Die Rückverlegung der Lieferketten ins eigene Land («Onshoring») und ins «befreundete Ausland» («Friend Shoring») böten dagegen umfassendere Chancen, die bislang aber weniger gut verstanden würden. Energiesicherheit, Logistik und Transport sowie das Ökosystem im Baubereich könnten allesamt neue, sehr interessante Möglichkeiten bieten.
Diese sein auch im Gesundheitswesen zu finden. Herzerkrankungen, Krebs, Schlaganfall, Diabetes und andere Gebrechen und Todesursachen stehen in einem engen Zusammenhang mit Adipositas. Neue Diabetesmedikamente, die das Stoffwechselsystem verändern können und eine starke, gesundheitsfördernde Gewichtsabnahme bewirken, könnten diese Erkrankungen abmildern und zu einem längeren Leben in Gesundheit führen. Diese Medikamente werden preisgünstiger und zunehmend nicht mehr injiziert, sondern oral verabreicht.
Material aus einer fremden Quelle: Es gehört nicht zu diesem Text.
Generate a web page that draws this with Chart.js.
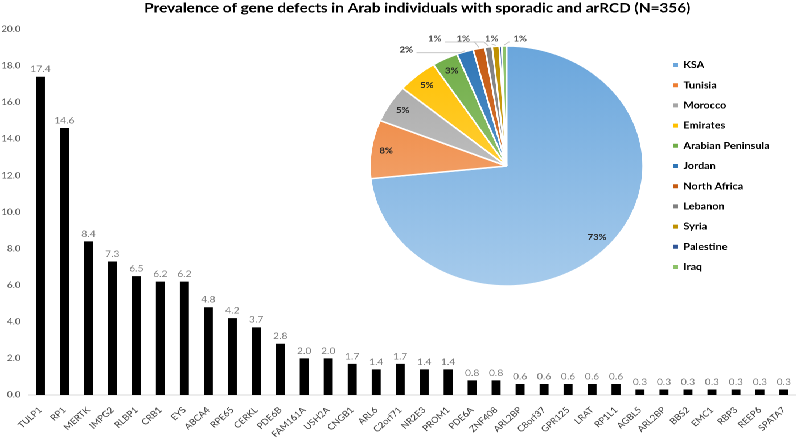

Dies spricht sehr stark für bedeutende gesellschaftliche Veränderungen. «Wir konzentrieren uns darauf, diese Medikamente und ihre Wettbewerbsstellung zu verstehen und darüber hinaus zu erkennen, welche Unternehmen am stärksten von ihrer Einführung profitieren dürften.»
Die Entwicklung an den Märkten wird aktuell nur von extrem wenigen Titeln getragen. Small Caps seien nicht mehr gefragt und Value-Sektoren stehen unter Druck. China erscheint ungeliebt und stark unterinvestiert. Mega-Cap-Technologiewerte sind jedoch robust und profitieren von KI-Trends. Die Renditen gehen allerdings nur auf eine Handvoll von Aktien zurück. «Der VIX Index notiert unter 16, aber die Bewertungen – insbesondere von hoch kapitalisierten Qualitäts- und von Wachstumstiteln – erscheinen sehr hoch und sind möglicherweise nicht auf Dauer haltbar, wenn die Inflation und die Zinsen in Zukunft hoch bleiben. Wir müssen uns im derzeit entstehenden Umfeld behaupten und rechnen zum Jahresende hin mit Volatilität», schreibt Eiswert.
Eine Rezession drohe zwar nach wie vor und eine lautstarke Minderheit an den Märkten rechne mit einer Zinssenkung der Fed in diesem Jahr. «Wir denken aber auch an das nicht ganz so offensichtliche Risiko, dass die Inflationsangst durch Stimulierungsmassnahmen in China, die Energiepolitik der Opec und einfache saisonale Effekte in Europa wieder wachsen könnte. Der Winter naht. Deshalb halten wir es für klug, Positionen in Rohstoffen zu halten und die Vorzüge eines defensiveren Engagements zu nutzen, wenn Aktien so günstig sind. Der Herbst wird eine interessante Zeit des Jahres sein, in der wir beobachten können, wie sich die Marktpositionierung entwickelt.»